Three years ago, Memorial Grove was filled with trash, and plaques were stolen or buried under rubble. CBS 2 reported how two local veterans, Herb Barret and Don Tannen, were outraged, and began to fight to improve conditions.

They said they welcomed Thursday's help, and that it was a fitting tribute to those who paid the ultimate sacrifice.

"They are being paid a great honor today by these service people coming here to work and to help out their brethren. It's terrific," Barret said.

Some have said that Barret and Tannen are themselves local heroes for restoring the Grove, but they won't hear of it.

"It's something that Herb and I have a strong feeling about, the boys in the grove, so we feel it's a civic duty on our part," said Tannen.

Much has improved at Memorial Grove, but more remains to be done.
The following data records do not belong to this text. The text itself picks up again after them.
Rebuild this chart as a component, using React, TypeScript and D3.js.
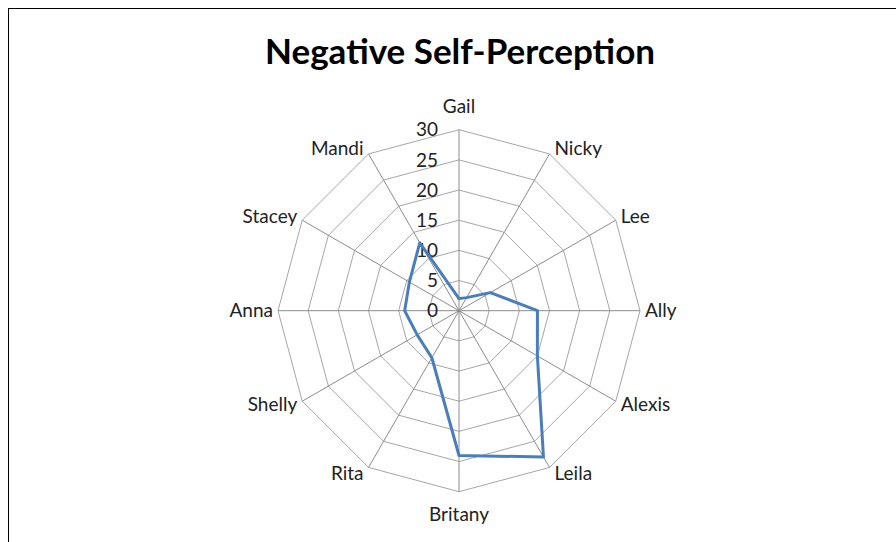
import React, { useRef, useEffect } from 'react';
import * as d3 from 'd3';

const names = ['Gail', 'Nicky', 'Lee', 'Ally', 'Alexis', 'Leila', 'Britany', 'Rita', 'Shelly', 'Anna', 'Stacey', 'Mandi'];
const scores = [2, 2.5, 6, 13, 15, 28, 24, 9, 8, 9, 9.5, 13];
const ticks = [0, 5, 10, 15, 20, 25, 30];

const W = 896, H = 542;

export default function App() {
  const ref = useRef<SVGSVGElement>(null);

  useEffect(() => {
    const svg = d3.select(ref.current);
    svg.selectAll('*').remove();

    const cx = 459, cy = 310.7;
    const R = 181;
    const font = 'Lato, "Open Sans", sans-serif';

    const r = d3.scaleLinear().domain([0, 30]).range([0, R]);
    const ang = d3.scaleLinear().domain([0, names.length]).range([0, 2 * Math.PI]);
    const px = (i, v) => cx + r(v) * Math.sin(ang(i));
    const py = (i, v) => cy - r(v) * Math.cos(ang(i));

    // frame
    svg.append('rect')
      .attr('x', 8.5).attr('y', 8.5)
      .attr('width', W + 10).attr('height', H + 10)
      .attr('fill', 'white').attr('stroke', '#000').attr('stroke-width', 1);

    svg.append('text')
      .attr('x', 460).attr('y', 64)
      .attr('text-anchor', 'middle')
      .style('font-family', font)
      .style('font-weight', 'bold')
      .style('font-size', '35px')
      .attr('fill', '#000')
      .text('Negative Self-Perception');

    const g = svg.append('g');

    // web rings
    const ring = d3.line().curve(d3.curveLinearClosed);
    ticks.filter(t => t > 0).forEach(t => {
      g.append('path')
        .attr('d', ring(names.map((_, i) => [px(i, t), py(i, t)])))
        .attr('fill', 'none')
        .attr('stroke', '#a6a6a6')
        .attr('stroke-width', 1);
    });

    // spokes
    g.selectAll('line.spoke')
      .data(names)
      .join('line')
      .attr('class', 'spoke')
      .attr('x1', cx).attr('y1', cy)
      .attr('x2', (d, i) => px(i, 30))
      .attr('y2', (d, i) => py(i, 30))
      .attr('stroke', '#8c8c8c')
      .attr('stroke-width', 1);

    // tick labels
    g.selectAll('text.tick')
      .data(ticks)
      .join('text')
      .attr('class', 'tick')
      .attr('x', cx - 21)
      .attr('y', d => cy - r(d))
      .attr('dy', '0.35em')
      .attr('text-anchor', 'end')
      .style('font-family', font)
      .style('font-size', '19px')
      .attr('fill', '#222')
      .text(d => d);

    // category labels
    g.selectAll('text.cat')
      .data(names)
      .join('text')
      .attr('class', 'cat')
      .attr('x', (d, i) => {
        const s = Math.sin(ang(i));
        return px(i, 30) + (Math.abs(s) < 0.01 ? 0 : Math.sign(s) * 5);
      })
      .attr('y', (d, i) => {
        const c = Math.cos(ang(i));
        const s = Math.sin(ang(i));
        return py(i, 30) + (Math.abs(s) < 0.01 ? -c * 23 : -c * 7);
      })
      .attr('dy', '0.35em')
      .attr('text-anchor', (d, i) => {
        const s = Math.sin(ang(i));
        return Math.abs(s) < 0.01 ? 'middle' : s > 0 ? 'start' : 'end';
      })
      .style('font-family', font)
      .style('font-size', '19px')
      .attr('fill', '#222')
      .text(d => d);

    // series
    g.append('path')
      .attr('d', ring(scores.map((v, i) => [px(i, v), py(i, v)])))
      .attr('fill', 'none')
      .attr('stroke', '#4a7ebb')
      .attr('stroke-width', 3)
      .attr('stroke-linejoin', 'round');
  }, []);

  return (
    <svg ref={ref} width={W} height={H}
      style={{ position: 'absolute', left: 0, top: 0, background: 'white' }} />
  );
}
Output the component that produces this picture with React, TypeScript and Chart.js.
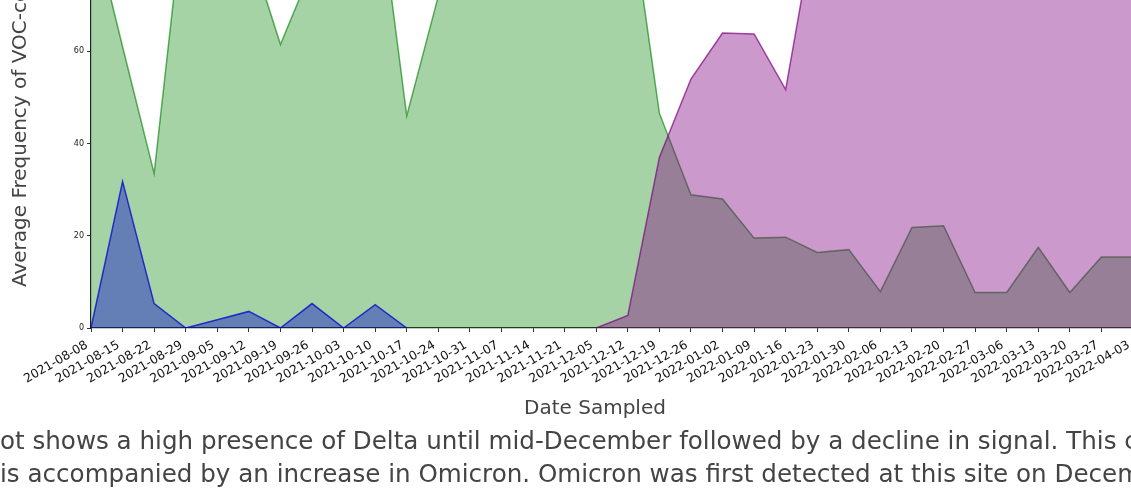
import React, { useEffect, useRef } from "react";
import { Chart, registerables } from "chart.js";

Chart.register(...registerables);

const dates = [
  "2021-08-08", "2021-08-15", "2021-08-22", "2021-08-29", "2021-09-05", "2021-09-12",
  "2021-09-19", "2021-09-26", "2021-10-03", "2021-10-10", "2021-10-17", "2021-10-24",
  "2021-10-31", "2021-11-07", "2021-11-14", "2021-11-21", "2021-12-05", "2021-12-12",
  "2021-12-19", "2021-12-26", "2022-01-02", "2022-01-09", "2022-01-16", "2022-01-23",
  "2022-01-30", "2022-02-06", "2022-02-13", "2022-02-20", "2022-02-27", "2022-03-06",
  "2022-03-13", "2022-03-20", "2022-03-27", "2022-04-03",
];

const deltaFreq = [
  89, 61, 33.5, 95, 92, 83, 61.5, 78, 90, 99, 46, 72,
  95, 92, 96, 90, 94, 95, 46.6, 28.9, 28.0, 19.5, 19.7, 16.4,
  17.0, 7.9, 21.8, 22.2, 7.7, 7.7, 17.5, 7.7, 15.4, 15.4,
];

const earlyVocFreq = [
  0, 31.8, 5.3, 0, 1.8, 3.6, 0, 5.3, 0, 5.05, 0, null,
  null, null, null, null, null, null, null, null, null, null, null, null,
  null, null, null, null, null, null, null, null, null, null,
];

const omicronFreq = [
  null, null, null, null, null, null, null, null, null, null, null, null,
  null, null, null, null, 0, 2.7, 37, 54, 64, 63.8, 51.7, 90.7,
  88, 95, 85, 90, 96, 94, 88, 97, 90, 92,
];

const yMin = 0;
const yMax = 100;
const yStep = 20;

const yTitle = "Average Frequency of VOC-containing";
const xTitle = "Date Sampled";
const captionLine1 =
  "This plot shows a high presence of Delta until mid-December followed by a decline in signal. This change";
const captionLine2 =
  "is accompanied by an increase in Omicron. Omicron was first detected at this site on December 12, 2021.";

const CANVAS_W = 1153;
const CANVAS_H = 590;
const CANVAS_TOP = -150;
const FONT = "'DejaVu Sans', sans-serif";

const xTitlePlugin = {
  id: "xTitleText",
  afterDraw(chart: any) {
    const ctx = chart.ctx;
    ctx.save();
    ctx.font = `20px ${FONT}`;
    ctx.fillStyle = "#444";
    ctx.textAlign = "center";
    ctx.textBaseline = "middle";
    ctx.fillText(xTitle, 595, 409 - CANVAS_TOP);
    ctx.restore();
  },
};

export default function App() {
  const ref = useRef<HTMLCanvasElement>(null);

  useEffect(() => {
    if (!ref.current) return;
    const common = {
      fill: "origin",
      pointRadius: 0,
      pointHoverRadius: 0,
      borderWidth: 1.5,
      tension: 0,
    };
    const chart = new Chart(ref.current, {
      type: "line",
      data: {
        labels: dates,
        datasets: [
          {
            ...common,
            label: "Other VOC",
            data: earlyVocFreq,
            backgroundColor: "rgba(0,0,205,0.4)",
            borderColor: "rgba(0,0,205,0.75)",
          },
          {
            ...common,
            label: "Omicron",
            data: omicronFreq,
            backgroundColor: "rgba(128,0,128,0.4)",
            borderColor: "rgba(128,0,128,0.7)",
          },
          {
            ...common,
            label: "Delta",
            data: deltaFreq,
            backgroundColor: "rgba(0,128,0,0.35)",
            borderColor: "rgba(0,128,0,0.62)",
          },
        ],
      } as any,
      options: {
        responsive: false,
        animation: false,
        devicePixelRatio: 1,
        layout: { padding: { top: 17, right: 20, bottom: 0, left: 0 } },
        plugins: {
          legend: { display: false },
          tooltip: { enabled: false },
        },
        scales: {
          x: {
            type: "category",
            offset: false,
            grid: {
              display: true,
              drawOnChartArea: false,
              drawTicks: true,
              tickLength: 4,
              tickColor: "#333",
              color: "#333",
            },
            border: { display: true, color: "#222", width: 1.2 },
            ticks: {
              autoSkip: false,
              minRotation: 30,
              maxRotation: 30,
              padding: 6,
              labelOffset: -4,
              color: "#111",
              font: { family: FONT, size: 12.3 },
            },
            title: { display: false, text: xTitle },
            afterFit: (scale: any) => {
              scale.height = CANVAS_H - 478;
              scale.paddingLeft = 0;
              scale.paddingRight = 0;
            },
          },
          y: {
            type: "linear",
            min: yMin,
            max: yMax,
            grid: {
              display: true,
              drawOnChartArea: false,
              drawTicks: true,
              tickLength: 4,
              tickColor: "#333",
              color: "#333",
            },
            border: { display: true, color: "#222", width: 1.2 },
            ticks: {
              stepSize: yStep,
              padding: 3,
              color: "#222",
              font: { family: FONT, size: 8 },
            },
            title: {
              display: true,
              text: yTitle,
              color: "#444",
              font: { family: FONT, size: 20 },
              padding: { top: 9, bottom: 0 },
            },
            afterFit: (scale: any) => {
              scale.width = 91;
              scale.paddingTop = 0;
              scale.paddingBottom = 0;
            },
          },
        },
      } as any,
      plugins: [xTitlePlugin],
    });
    return () => chart.destroy();
  }, []);

  const captionStyle: React.CSSProperties = {
    position: "absolute",
    whiteSpace: "nowrap",
    fontFamily: FONT,
    fontSize: 24.6,
    lineHeight: "33.5px",
    color: "#444",
  };

  return (
    <div
      style={{
        position: "absolute",
        left: 0,
        top: 0,
        width: 1131,
        height: 500,
        overflow: "hidden",
        background: "#fff",
      }}
    >
      <canvas
        ref={ref}
        width={CANVAS_W}
        height={CANVAS_H}
        style={{ position: "absolute", left: 0, top: CANVAS_TOP, width: CANVAS_W, height: CANVAS_H }}
      />
      <div style={{ ...captionStyle, top: 423.5, left: -80.6 }}>{captionLine1}</div>
      <div style={{ ...captionStyle, top: 457, left: 0 }}>{captionLine2}</div>
    </div>
  );
}
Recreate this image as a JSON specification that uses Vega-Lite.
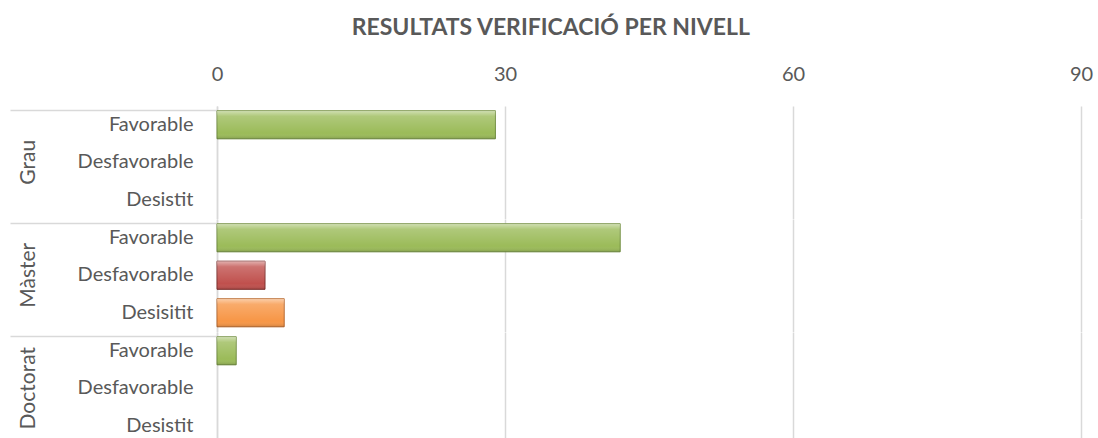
{
  "$schema": "https://vega.github.io/schema/vega-lite/v6.json",
  "background": "white",
  "padding": {"left": 9, "top": 17, "right": 17, "bottom": 0},
  "title": {"text": "RESULTATS VERIFICACIÓ PER NIVELL", "font": "Lato", "fontSize": 23, "fontWeight": "bold", "color": "#595959", "anchor": "middle", "frame": "bounds", "offset": 24},
  "data": {"values": [
    {"grp": "Grau", "cat": "Favorable", "res": "Favorable", "ord": 1, "val": 29},
    {"grp": "Grau", "cat": "Desfavorable", "res": "Desfavorable", "ord": 2, "val": 0},
    {"grp": "Grau", "cat": "Desistit", "res": "Desistit", "ord": 3, "val": 0},
    {"grp": "Màster", "cat": "Favorable", "res": "Favorable", "ord": 1, "val": 42},
    {"grp": "Màster", "cat": "Desfavorable", "res": "Desfavorable", "ord": 2, "val": 5},
    {"grp": "Màster", "cat": "Desisitit", "res": "Desistit", "ord": 3, "val": 7},
    {"grp": "Doctorat", "cat": "Favorable", "res": "Favorable", "ord": 1, "val": 2},
    {"grp": "Doctorat", "cat": "Desfavorable", "res": "Desfavorable", "ord": 2, "val": 0},
    {"grp": "Doctorat", "cat": "Desistit", "res": "Desistit", "ord": 3, "val": 0}
  ]},
  "facet": {"row": {"field": "grp", "type": "nominal", "sort": ["Grau", "Màster", "Doctorat"], "title": null,
    "header": {"labelAngle": -90, "labelOrient": "left", "labelFont": "Lato", "labelFontSize": 21, "labelColor": "#595959", "labelPadding": -41}}},
  "spacing": 0,
  "resolve": {"scale": {"y": "independent"}},
  "spec": {
    "width": 864,
    "height": 112.5,
    "view": {"stroke": null},
    "encoding": {
      "y": {"field": "cat", "type": "nominal", "sort": {"field": "ord"},
        "scale": {"paddingInner": 0.25, "paddingOuter": 0.125},
        "axis": {"title": null, "domain": true, "domainColor": "#d9d9d9", "domainWidth": 1.5,
          "ticks": true, "bandPosition": 0, "tickSize": 207, "tickWidth": 1.5,
          "tickColor": {"condition": {"test": "datum.value === 'Favorable'", "value": "#d9d9d9"}, "value": "rgba(0,0,0,0)"},
          "labelPadding": -183, "labelFont": "Lato", "labelFontSize": 20, "labelColor": "#595959", "grid": false}},
      "x": {"field": "val", "type": "quantitative", "scale": {"domain": [0, 90]},
        "axis": {"orient": "top", "title": null, "values": [0, 30, 60, 90], "domain": false, "ticks": false,
          "grid": true, "gridColor": "#d9d9d9", "gridWidth": 1.5, "labelPadding": 22, "labelFlush": false,
          "labelFont": "Lato", "labelFontSize": 20, "labelColor": "#595959"}}
    },
    "layer": [
      {"mark": {"type": "bar", "strokeWidth": 1},
        "encoding": {
          "color": {"field": "res", "type": "nominal", "legend": null,
            "scale": {"domain": ["Favorable", "Desfavorable", "Desistit"], "range": ["#9BBB59", "#C0504D", "#F79646"]}},
          "stroke": {"field": "res", "type": "nominal", "legend": null,
            "scale": {"domain": ["Favorable", "Desfavorable", "Desistit"], "range": ["#6E8B3D", "#7F2F2D", "#B5652A"]}},
          "strokeOpacity": {"condition": {"test": "datum.val > 0", "value": 1}, "value": 0}
        }},
      {"mark": {"type": "bar", "color": {"gradient": "linear", "x1": 0, "y1": 0, "x2": 0, "y2": 1,
          "stops": [
            {"offset": 0, "color": "rgba(255,255,255,0.55)"},
            {"offset": 0.2, "color": "rgba(255,255,255,0.2)"},
            {"offset": 0.8, "color": "rgba(255,255,255,0)"},
            {"offset": 1, "color": "rgba(0,0,0,0.15)"}
          ]}},
        "encoding": {}}
    ]
  }
}
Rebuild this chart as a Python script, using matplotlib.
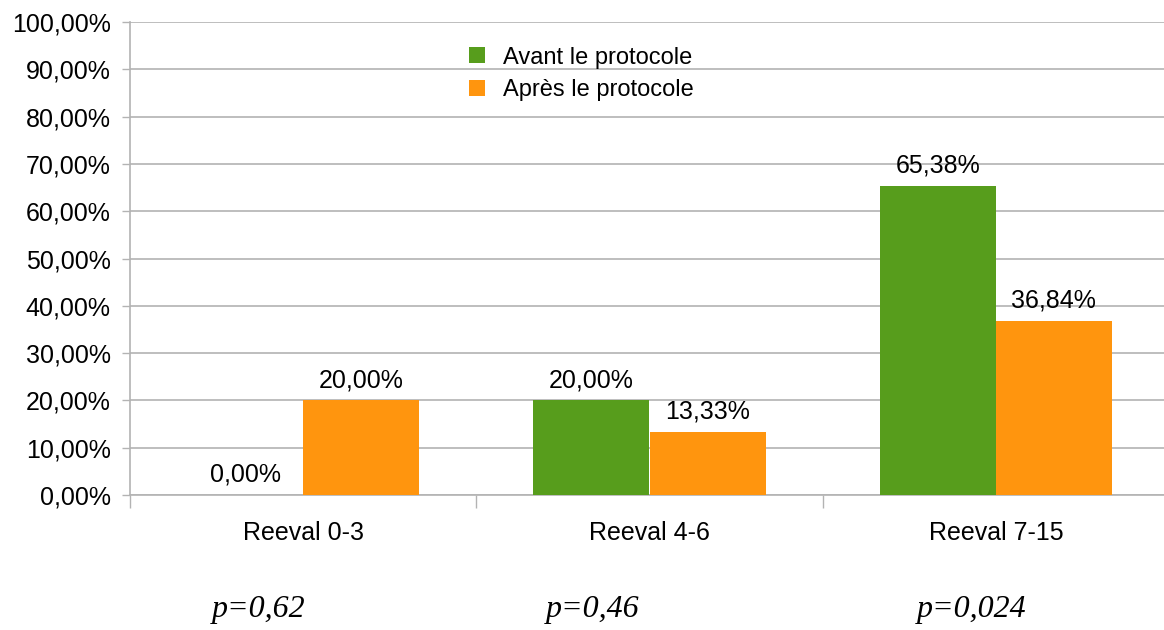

Some attendees on Thursday were upset by conditions.

"It's unacceptable. It just breaks my heart," ___ said.

Barret and Tannen said they will continue the fight, long after Thursday's clean-up was over. The boys of the Grove, they say, deserve no less.

"They deserve to have this memorial spit and polish, as the military says, spit and polish," Barret said.

Air Force Weeks take place in different cities each year, but an Air Force official told CBS 2 that the week in New York was such a success, they might return again next year.